During Saturday’s Brigham Young University-Gonzaga University game in Spokane, Wash., ESPN threw its viewers a 180 and placed two women, Beth Mowins and Kara Lawson, as the game’s commentators. Despite the fact Mowins is a laudable play-by-play announcer and sports journalist, and Lawson is an established WNBA star and sports analyst, ESPN received a lot of criticism over their choice to hire two female announcers.
Misogynists such as Twitter user @joeybrinkley23 took their anger to the Internet and voiced their remarks against these two more-than-capable female sports broadcasters.
@joeybrinkley23 tweeted, “Won’t be watching the BYU game because there’s 2 women announcers and I can’t deal with women announcers lol.”
Well, “lol” to you Mr. Brinkley, because ESPN is making the honorable move toward integrating more women into the press box. In addition to Mowins and Lawson, ESPN has hired several women commentators across the board, such as Linda Cohn, Doris Burke and Sage Steele.
Though ESPN may lose “valuable” viewers such as @joeybrinkley23 by increasing female presence on its program, they will slowly help break the notion that women are inept when it comes to playing and commenting on sports.

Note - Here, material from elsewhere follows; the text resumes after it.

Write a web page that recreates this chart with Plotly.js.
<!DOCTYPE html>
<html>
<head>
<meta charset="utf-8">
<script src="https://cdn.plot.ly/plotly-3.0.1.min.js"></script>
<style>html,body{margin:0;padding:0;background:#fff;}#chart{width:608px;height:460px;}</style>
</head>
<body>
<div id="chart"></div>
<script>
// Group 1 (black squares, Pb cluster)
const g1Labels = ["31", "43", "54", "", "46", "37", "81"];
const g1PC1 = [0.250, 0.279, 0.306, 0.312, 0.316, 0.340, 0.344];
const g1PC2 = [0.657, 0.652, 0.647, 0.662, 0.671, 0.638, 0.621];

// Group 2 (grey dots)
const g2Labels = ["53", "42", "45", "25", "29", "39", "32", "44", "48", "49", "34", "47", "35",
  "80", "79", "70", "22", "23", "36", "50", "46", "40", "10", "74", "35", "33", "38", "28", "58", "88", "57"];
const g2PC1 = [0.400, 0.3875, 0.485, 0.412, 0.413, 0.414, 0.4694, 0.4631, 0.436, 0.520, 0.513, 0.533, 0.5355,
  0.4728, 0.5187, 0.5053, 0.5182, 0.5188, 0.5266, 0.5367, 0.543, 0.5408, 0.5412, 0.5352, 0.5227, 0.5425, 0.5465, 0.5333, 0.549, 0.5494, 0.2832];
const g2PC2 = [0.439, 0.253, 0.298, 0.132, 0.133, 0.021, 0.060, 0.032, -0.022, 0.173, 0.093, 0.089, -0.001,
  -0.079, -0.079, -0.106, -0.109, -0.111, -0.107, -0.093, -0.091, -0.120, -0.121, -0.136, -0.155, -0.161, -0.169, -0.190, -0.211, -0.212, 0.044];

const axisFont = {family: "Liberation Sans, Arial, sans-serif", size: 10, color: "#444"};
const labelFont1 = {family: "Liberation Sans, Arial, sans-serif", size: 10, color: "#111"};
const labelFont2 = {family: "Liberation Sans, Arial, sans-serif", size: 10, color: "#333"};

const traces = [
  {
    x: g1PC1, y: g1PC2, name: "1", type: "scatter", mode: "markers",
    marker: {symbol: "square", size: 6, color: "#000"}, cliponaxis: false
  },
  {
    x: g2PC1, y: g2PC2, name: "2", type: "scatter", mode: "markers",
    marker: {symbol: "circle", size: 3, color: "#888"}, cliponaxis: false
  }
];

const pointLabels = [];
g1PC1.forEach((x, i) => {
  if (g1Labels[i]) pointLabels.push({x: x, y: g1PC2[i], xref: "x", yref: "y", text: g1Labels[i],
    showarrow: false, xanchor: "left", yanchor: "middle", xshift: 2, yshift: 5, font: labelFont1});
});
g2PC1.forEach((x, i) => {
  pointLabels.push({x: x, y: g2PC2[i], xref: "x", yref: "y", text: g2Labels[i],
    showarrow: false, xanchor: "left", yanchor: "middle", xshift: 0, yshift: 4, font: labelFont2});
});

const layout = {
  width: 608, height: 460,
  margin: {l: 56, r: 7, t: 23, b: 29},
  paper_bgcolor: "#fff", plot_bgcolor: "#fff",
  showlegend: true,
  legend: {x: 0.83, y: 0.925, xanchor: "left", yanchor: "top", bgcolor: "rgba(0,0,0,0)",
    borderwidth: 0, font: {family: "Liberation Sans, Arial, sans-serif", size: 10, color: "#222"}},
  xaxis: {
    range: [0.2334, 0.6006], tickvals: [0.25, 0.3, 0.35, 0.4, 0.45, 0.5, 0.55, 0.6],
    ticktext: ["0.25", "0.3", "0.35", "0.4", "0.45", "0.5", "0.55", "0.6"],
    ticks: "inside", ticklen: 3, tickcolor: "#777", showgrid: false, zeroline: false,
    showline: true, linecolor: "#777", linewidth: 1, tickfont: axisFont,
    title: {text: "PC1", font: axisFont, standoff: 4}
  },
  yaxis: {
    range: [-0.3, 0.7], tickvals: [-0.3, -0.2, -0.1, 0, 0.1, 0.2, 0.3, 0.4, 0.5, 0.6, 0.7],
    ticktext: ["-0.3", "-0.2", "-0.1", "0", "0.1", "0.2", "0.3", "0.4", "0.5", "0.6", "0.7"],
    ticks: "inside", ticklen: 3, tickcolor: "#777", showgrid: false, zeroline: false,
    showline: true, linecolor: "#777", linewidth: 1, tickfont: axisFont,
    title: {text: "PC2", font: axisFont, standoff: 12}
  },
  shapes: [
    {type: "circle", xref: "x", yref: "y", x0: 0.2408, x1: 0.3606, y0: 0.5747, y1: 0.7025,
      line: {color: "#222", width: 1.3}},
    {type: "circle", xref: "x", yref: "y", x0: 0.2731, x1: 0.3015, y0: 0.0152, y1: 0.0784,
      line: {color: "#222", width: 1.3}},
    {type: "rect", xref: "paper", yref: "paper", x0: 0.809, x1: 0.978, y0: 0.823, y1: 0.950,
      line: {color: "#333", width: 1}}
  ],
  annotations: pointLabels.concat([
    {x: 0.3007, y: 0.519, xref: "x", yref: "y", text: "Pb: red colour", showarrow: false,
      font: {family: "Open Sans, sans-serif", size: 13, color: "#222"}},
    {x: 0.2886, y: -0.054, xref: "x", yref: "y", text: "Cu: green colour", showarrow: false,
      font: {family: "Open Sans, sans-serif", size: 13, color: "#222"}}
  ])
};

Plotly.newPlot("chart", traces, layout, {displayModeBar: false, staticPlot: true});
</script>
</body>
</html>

“Slowly” is the key word in this push for acceptance among female commentators, however. Since ESPN has only recently begun moving women from reporting on the sidelines to the press box, viewers grew up listening to male commentators like Joe Buck and Mike Tirico. They are used to hearing a man’s voice, and for some reason, replacing that voice with a women’s has really seemed to throw people out of their comfort zone.
Viewers who get too wrapped up on stereotypes and mute the game based on the gender of the commentators are feeding into the idea that sports should be a strictly masculine endeavor as opposed to a competitive one. If this mindset persists, sports media will remain yet another area where women are marginalized in society, and women’s sports will thus remain in second place compared to men’s sports.

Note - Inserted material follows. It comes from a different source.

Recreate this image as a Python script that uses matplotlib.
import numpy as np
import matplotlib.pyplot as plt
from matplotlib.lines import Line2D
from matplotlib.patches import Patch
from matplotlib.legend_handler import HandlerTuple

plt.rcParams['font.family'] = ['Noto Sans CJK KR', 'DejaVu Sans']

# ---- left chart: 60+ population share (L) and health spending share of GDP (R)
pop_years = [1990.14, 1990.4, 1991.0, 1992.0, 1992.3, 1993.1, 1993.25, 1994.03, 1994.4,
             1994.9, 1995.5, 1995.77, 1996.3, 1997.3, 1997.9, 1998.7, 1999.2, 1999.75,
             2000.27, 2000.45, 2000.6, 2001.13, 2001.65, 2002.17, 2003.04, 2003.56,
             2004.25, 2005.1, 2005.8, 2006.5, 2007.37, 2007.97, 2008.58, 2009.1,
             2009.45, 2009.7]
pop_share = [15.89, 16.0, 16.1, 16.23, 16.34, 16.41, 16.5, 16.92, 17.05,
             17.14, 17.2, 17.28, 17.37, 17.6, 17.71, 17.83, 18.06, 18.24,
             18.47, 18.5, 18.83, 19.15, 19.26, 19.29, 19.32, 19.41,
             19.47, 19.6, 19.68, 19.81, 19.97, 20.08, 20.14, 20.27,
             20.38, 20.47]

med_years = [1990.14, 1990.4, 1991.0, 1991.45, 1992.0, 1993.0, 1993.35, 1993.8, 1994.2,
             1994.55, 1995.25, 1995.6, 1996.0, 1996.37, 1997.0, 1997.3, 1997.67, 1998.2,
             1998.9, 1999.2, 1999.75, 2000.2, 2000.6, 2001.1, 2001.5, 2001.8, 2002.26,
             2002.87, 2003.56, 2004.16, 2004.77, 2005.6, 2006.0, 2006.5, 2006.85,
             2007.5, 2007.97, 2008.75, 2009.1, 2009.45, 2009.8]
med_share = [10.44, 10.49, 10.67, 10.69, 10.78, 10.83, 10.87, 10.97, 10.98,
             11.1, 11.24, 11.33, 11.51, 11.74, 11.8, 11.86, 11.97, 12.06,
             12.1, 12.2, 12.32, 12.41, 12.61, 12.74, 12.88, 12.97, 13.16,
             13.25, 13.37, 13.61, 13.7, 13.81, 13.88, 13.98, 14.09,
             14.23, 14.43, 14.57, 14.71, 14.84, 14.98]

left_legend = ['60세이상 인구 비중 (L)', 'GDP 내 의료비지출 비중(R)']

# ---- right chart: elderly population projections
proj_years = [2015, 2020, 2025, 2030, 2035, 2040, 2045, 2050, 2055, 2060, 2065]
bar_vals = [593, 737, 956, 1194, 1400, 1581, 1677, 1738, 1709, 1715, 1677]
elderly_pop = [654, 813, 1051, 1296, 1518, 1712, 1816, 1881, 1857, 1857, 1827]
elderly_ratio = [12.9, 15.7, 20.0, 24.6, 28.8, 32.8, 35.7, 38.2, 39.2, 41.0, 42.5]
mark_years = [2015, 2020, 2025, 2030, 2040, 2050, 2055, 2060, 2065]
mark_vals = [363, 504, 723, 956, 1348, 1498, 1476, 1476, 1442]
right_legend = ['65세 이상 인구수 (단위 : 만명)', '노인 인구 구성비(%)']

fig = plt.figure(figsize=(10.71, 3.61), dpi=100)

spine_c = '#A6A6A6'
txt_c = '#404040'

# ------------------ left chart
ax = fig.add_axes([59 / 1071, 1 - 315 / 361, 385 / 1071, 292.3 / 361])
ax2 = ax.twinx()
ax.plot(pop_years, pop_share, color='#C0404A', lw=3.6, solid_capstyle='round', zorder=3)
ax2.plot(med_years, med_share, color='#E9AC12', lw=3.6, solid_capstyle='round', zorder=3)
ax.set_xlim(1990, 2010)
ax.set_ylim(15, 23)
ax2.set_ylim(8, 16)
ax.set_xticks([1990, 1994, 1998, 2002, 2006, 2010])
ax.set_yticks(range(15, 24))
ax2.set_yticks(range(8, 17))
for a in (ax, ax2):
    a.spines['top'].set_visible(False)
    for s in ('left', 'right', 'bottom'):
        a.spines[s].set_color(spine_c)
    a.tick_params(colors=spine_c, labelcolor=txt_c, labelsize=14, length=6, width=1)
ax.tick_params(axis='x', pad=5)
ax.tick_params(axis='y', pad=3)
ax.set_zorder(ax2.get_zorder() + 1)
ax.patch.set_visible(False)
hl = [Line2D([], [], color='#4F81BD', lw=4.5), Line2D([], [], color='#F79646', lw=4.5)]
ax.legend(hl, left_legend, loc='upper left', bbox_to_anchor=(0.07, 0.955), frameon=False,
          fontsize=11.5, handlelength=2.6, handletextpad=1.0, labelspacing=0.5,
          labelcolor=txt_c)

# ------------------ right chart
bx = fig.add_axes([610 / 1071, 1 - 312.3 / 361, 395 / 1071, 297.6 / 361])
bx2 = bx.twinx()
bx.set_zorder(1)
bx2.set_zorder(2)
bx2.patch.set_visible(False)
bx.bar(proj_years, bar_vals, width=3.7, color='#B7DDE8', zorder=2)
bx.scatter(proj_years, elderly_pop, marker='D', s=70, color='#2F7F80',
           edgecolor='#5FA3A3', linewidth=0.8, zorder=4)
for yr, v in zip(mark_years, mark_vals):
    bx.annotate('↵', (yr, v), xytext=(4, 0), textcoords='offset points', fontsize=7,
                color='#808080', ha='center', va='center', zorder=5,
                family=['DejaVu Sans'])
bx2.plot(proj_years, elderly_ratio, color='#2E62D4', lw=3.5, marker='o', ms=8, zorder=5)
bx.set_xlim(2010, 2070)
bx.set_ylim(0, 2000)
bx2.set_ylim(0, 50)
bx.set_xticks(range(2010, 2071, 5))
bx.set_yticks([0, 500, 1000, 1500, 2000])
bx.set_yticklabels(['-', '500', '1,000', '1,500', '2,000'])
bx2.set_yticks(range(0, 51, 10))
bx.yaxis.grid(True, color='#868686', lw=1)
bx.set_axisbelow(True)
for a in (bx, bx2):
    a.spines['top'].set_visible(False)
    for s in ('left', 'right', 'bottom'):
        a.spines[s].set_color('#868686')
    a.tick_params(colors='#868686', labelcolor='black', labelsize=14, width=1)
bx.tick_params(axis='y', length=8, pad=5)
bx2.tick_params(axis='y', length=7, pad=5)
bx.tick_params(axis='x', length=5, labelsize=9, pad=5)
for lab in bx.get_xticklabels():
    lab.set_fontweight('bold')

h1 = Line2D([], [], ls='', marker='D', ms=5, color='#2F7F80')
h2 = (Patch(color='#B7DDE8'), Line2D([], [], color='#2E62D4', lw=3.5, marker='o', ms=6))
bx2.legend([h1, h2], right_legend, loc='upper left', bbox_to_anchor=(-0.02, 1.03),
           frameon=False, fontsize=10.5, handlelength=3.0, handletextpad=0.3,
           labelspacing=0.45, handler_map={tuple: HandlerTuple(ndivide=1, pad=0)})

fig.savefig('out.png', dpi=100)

But with Danielle Adams and Candace Parker throwing alley-oops in the WNBA, this common notion of sports, basketball in particular, being a male-dominated endeavor should be broadened and revised — it is 2014, after all.
Yes, there is a difference in the vocal infliction and tone between male and female commentators, but other than that, is what men and women have to say about a game really all that different?
One could argue women are not capable of commenting on men’s sports, because if they haven’t played it they don’t know what they’re talking about. But what about Marv Albert and Mike Breen, neither of whom has ever played professional basketball but are still prominent NBA broadcasters? Albert is even commonly referred to a “the voice of basketball.”
It seems as though we as a society have to justify why a woman is in the press box in the first place. Kara Lawson? Well, she won a gold medal at the 2008 Olympics in Beijing while in the WNBA. Beth Mowins? She was captain of the varsity basketball team for two seasons at Lafayette College in the 80s. Their experience seems similar enough to Charles Barkley, retired NBA star and current analyst for TNT’s “Inside the NBA”.
In reality, sports commentators aren’t always saying the most groundbreaking things when they are in the box anyways. A woman could comment on the player’s hustle in the same way that Charles Barkley could.
The point is about the honor in and dedication to the game, and people should not lose sight of that. Regardless of gender or race, all that matters is that the commentators are good at commenting, simple as that.
After the BYU-Gonzaga game @Byrdman4811, also known as DJ Byrdman, tweeted, “Two women announcers in a men’s basketball game? How about no. #mute.”
How about yes, DJ Byrdman? Let’s #unmute the TV and finally give women the fair shot they deserve in the sports industry.